Civil case against Madoff to tackle investor issues
Beginning Wednesday, the federal court in Manhattan will be the forum for three important issues affecting investors caught in the widening scandal surrounding Bernard Madoff, accused of operating a $50 billion Ponzi scheme.
The New York Times
NEW YORK — Beginning Wednesday, the federal court in Manhattan will be the forum for three important issues affecting investors caught in the widening scandal surrounding Bernard Madoff, accused of operating a $50 billion Ponzi scheme.
Most important, Judge Louis Stanton of U.S. District Court, who is handling the civil case against Madoff, is being urged to consider broadening the protections available to investors in failed Wall Street firms to allow for the "devastating" circumstances of the Madoff scandal.
Stanton has also set Wednesday as the deadline for Madoff to provide federal securities regulators with a full accounting of his and his New York firm's assets — from real estate to art works to bank accounts. Regulators are to tell the judge if the report is not on time.
And finally, the court has been notified by the trustee overseeing the liquidation of Madoff's brokerage firm that he will send out the first mass notification to customers by the end of next week.

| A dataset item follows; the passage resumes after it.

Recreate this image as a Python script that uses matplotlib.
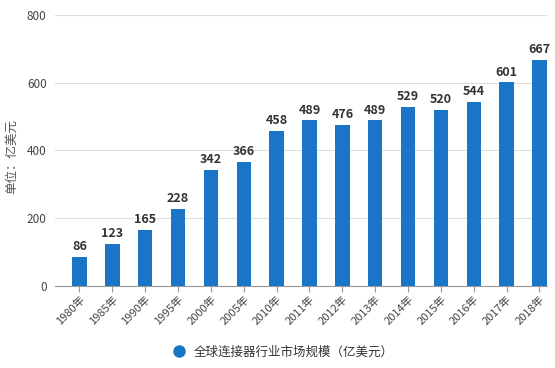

These developments are paralleling a federal criminal case accusing Madoff of securities fraud, based on accounts that he confessed to his sons Dec. 10 that his entire business was "a lie" and a giant Ponzi scheme.
According to court filings, he himself put the losses as high as $50 billion.
Because Madoff operated a brokerage firm, some of his direct investors may be covered under the Securities Investor Protection Corp. (SIPC), a federal fund created to cover fraud losses in brokerage accounts.
But many victims were not direct customers of the Madoff brokerage firm, Bernard L. Madoff Investment Securities. Instead, they had invested in "feeder funds," some of them operated by well-known Wall Street figures, which in turn invested with Madoff.
In a letter posted in the court docket Monday, one of those indirect investors — Daniel Goldenson of Bremen, Maine — urged Stanton to consider looking past those feeder funds to the individuals ultimately affected by Madoff's collapse.
They, not just the feeder funds, should be considered direct customers of Madoff's firm, Goldenson argued.
He acknowledged in his letter that a strict reading of the SIPC guidelines would not treat him as a customer.
"But in this devastating case we feel it is appropriate to broaden investors eligibility beyond direct investments," Goldenson wrote.
"Please consider broadening access to SIPC for all individuals who lost so much or all of their life savings," he concluded. "This was an intertwined system of deceit and theft within our financial markets that has left retirees like ourselves having to sell our homes and raise money any way we can."
Stanton acknowledged the letter but simply cited the early stages of the case and the complex legal issues that surround eligibility for brokerage-account protection without indicating whether he would consider the request.
Stephen Harbeck, the president of SIPC, said in an interview that he could not predict whether the judge would follow Goldenson's suggestion.
The key step now, he said, is for affected investors to submit their claims, so that they are on the record as the legal issues are worked out.
That process is ready to move forward, as the trustee working for SIPC has notified the court he is ready to send out the first published and mailed notices to Madoff customers by Jan. 9.
Given early accounts that the records for Madoff's money management clients were found in considerable disarray, the announcement came earlier than many lawyers in the case had expected and will speed up the day when the legal issue of SIPC coverage can be considered in court.
That speed has come with a price tag.
The trustee, Irving Picard of the Baker Hostetler law firm, is also asking Stanton to approve the payment of $28 million in expenses relating to the Madoff liquidation. The money would cover salaries and benefits of employees continuing to work at the Madoff's revenue-producing trading business.